Over the last seven years since I started my practice, I have spoken often of the term "Finding the Gold" — a concept I learned from the renowned psychologist Dr. Tara Brach, from whom I learned to work with trauma. Finding the Gold means uncovering the layers we have used to armour ourselves — to look acceptable, to meet social norms, to perform as expected of us. It means taking down all the armour to find what is truly valuable inside us. What we should not be afraid to uncover.
Part of that process involves releasing what we have used to armor ourselves. The performance of who we are—the job title, the house, the marriage, the car, the handbag, even what size we are physically. We have attached all of this to identity. And when it is stripped away — in divorce, in transition, in the collapse of the life we built — what is left?
This is not work that happens once and is complete. It runs through every stage of genuine reinvention—because we evolve, and what we needed to carry at one stage of life is not always what we need at the next.
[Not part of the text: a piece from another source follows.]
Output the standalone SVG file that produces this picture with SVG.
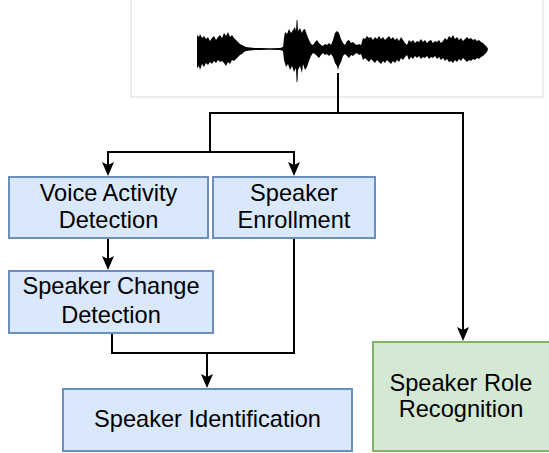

This is the Deconstruction phase of The Art of Becoming. Where we take apart and remove what no longer serves.
That stripping and accepting happen in tandem. Through somatic practice, the tension held so deeply within our minds and fascia begins to release. And often, tears come with it.
I do not like that part.
Because I fear being carried away. Because I spent 2018 so undone by what had unraveled that I do not want to find myself there again.
But over the years I have learned to allow. To allow the tears to fall. To allow my armor to come down—as I am doing even as I write this.
Because here is what I know now.
We do not need armor to be accepted. We do not need to meet the ideal to be okay.
With practice, we learn to pull ourselves back—a little at a time—to manage the release so it does not spiral. The tears are not the destination. They are the doorway. What comes through them is not weakness.
It is information. Accurate, unperformed, finally accessible information about what we actually know, what we actually feel, and what we have actually been carrying.
The information was never missing.
You just needed to feel safe enough to receive it.